Capability	Status	Goal
Oscillation detection	Planned or partial	Detect repeated or alternating agent actions
Unique-file progress metrics	Planned or partial	Track files touched during session
Unique-tool progress metrics	Planned or partial	Track tool diversity and repeated operations
Session termination classification	Planned	Distinguish completion, abandonment, timeout, and errors
Higher-order outcome analysis	Planned	Assess usefulness and task success beyond hard errors

Operational metrics roadmap

Use existing ingestion and alert infrastructure as base for dashboards and service-level objectives. Metric coverage should be validated before treating any field as available in production analysis.

API metrics

Candidate dimensions for model requests:

Provider
Model
Tool
Latency
Success or failure
Error type
Token counts
Client source

Session metrics

Candidate session aggregates:

Session duration
Time to first model response
Turns and tool calls
Errors by type
Tokens consumed
Context compaction frequency
Termination reason

Alert policy

Burn-rate evaluation infrastructure exists. Proposed alert routing should page only for recommended models using Kilo Gateway; other conditions can create tickets or remain disabled.

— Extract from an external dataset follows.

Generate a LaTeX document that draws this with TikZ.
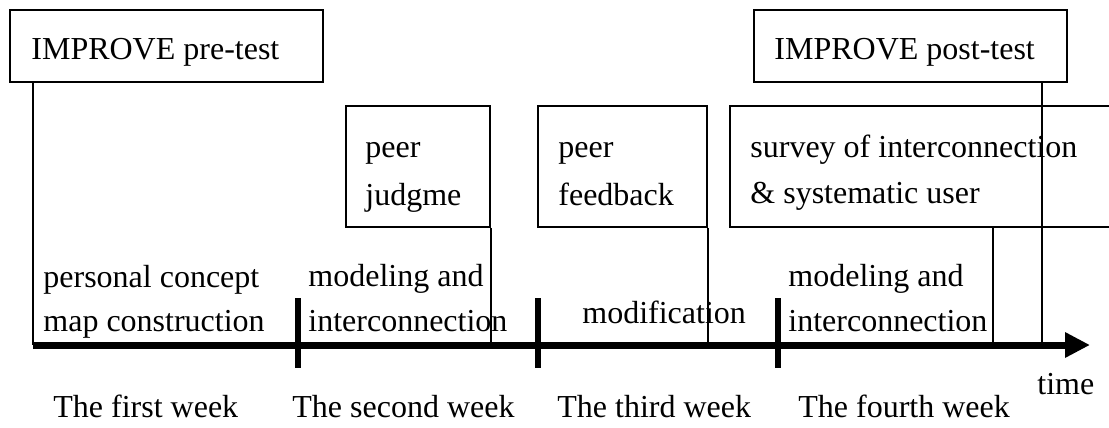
\documentclass[tikz,border=0pt]{standalone}
\usepackage{fontspec}
\setmainfont{Liberation Serif}
\usetikzlibrary{arrows.meta}

\begin{document}
\begin{tikzpicture}[x=0.5pt, y=-0.5pt,
	every node/.style={font=\fontsize{16}{19}\selectfont},
	box/.style={draw, line width=0.9pt, rectangle, inner sep=0pt, anchor=north west},
	lbl/.style={anchor=base west, inner sep=0pt},
	link/.style={line width=0.9pt}]
	\def \axisy {345}

	\useasboundingbox (0,0) rectangle (1109,428);
	\clip (0,0) rectangle (1109,428);

	% boxes above the axis
	\node[box, minimum width=156.5pt, minimum height=36pt] (pre)  at (9,9) {};
	\node[box, minimum width=156.5pt, minimum height=36pt] (post) at (753,9) {};
	\node[box, minimum width=72pt, minimum height=60.5pt]  (judg) at (345,105) {};
	\node[box, minimum width=84.5pt, minimum height=60.5pt] (feed) at (537,105) {};
	\node[box, minimum width=200pt, minimum height=60.5pt] (surv) at (729,105) {};

	\node[lbl] (pretxt)  at (31,60)   {IMPROVE pre-test};
	\node[lbl] (posttxt) at (774,60)  {IMPROVE post-test};
	\node[lbl] (judg1)   at (365,157) {peer};
	\node[lbl] (judg2)   at (365,205) {judgme};
	\node[lbl] (feed1)   at (558,157) {peer};
	\node[lbl] (feed2)   at (558,205) {feedback};
	\node[lbl] (surv1)   at (750,157) {survey of interconnection};
	\node[lbl] (surv2)   at (750,203) {\& systematic user};

	% activities on the axis
	\node[lbl] (act1a) at (43,287)  {personal concept};
	\node[lbl] (act1b) at (43,331)  {map construction};
	\node[lbl] (act2a) at (308,286) {modeling and};
	\node[lbl] (act2b) at (308,331) {interconnection};
	\node[lbl] (act3)  at (582,323) {modification};
	\node[lbl] (act4a) at (788,286) {modeling and};
	\node[lbl] (act4b) at (788,331) {interconnection};

	% axis
	\coordinate (start) at (33,\axisy);
	\coordinate (end)   at (1090,\axisy);
	\draw[line width=3.5pt, -{Triangle[length=12.5pt, width=12pt]}] (start) -- (end);
	\foreach \t in {298, 538, 778}
		\draw[line width=3pt] (\t,298) -- (\t,368);

	\node[lbl] (time) at (1037,394) {time};
	\node[lbl] (week1) at (53,417)  {The first week};
	\node[lbl] (week2) at (292,417) {The second week};
	\node[lbl] (week3) at (557,417) {The third week};
	\node[lbl] (week4) at (798,417) {The fourth week};

	% links from the boxes down to the axis
	\draw[link] (pre.south west -| start) -- (start);
	\draw[link] (judg.south east) -- (judg.south east |- start);
	\draw[link] (feed.south east) -- (feed.south east |- start);
	\draw[link] (surv.south west -| 993,0) -- (993,\axisy);
	\draw[link] (post.south west -| 1042,0) -- (1042,\axisy);
\end{tikzpicture}
\end{document}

Window	Burn rate	Proposed action
5 min	14.4x	Page for major outage
30 min	6x	Page for incident
6 hr	1x	Create ticket for behavior change

Agent behavior roadmap

Initial behavior analysis should focus on repeated operations and progress signals:

Signal	Purpose
Identical tool calls	Detect repeated actions with same tool and arguments
Identical failing calls	Detect retries that repeat same failure
Oscillation patterns	Detect alternating states without progress
Unique files touched	Estimate breadth of session changes
Unique tools used	Compare progress against repeated operations
Repeated-to-unique ratio	Identify sessions that may be stuck

Outcome roadmap

Hard errors and behavior metrics do not prove user success. Later work can combine explicit per-message feedback with session termination analysis and other outcome signals. Offline model and agent comparison belongs in Benchmarking.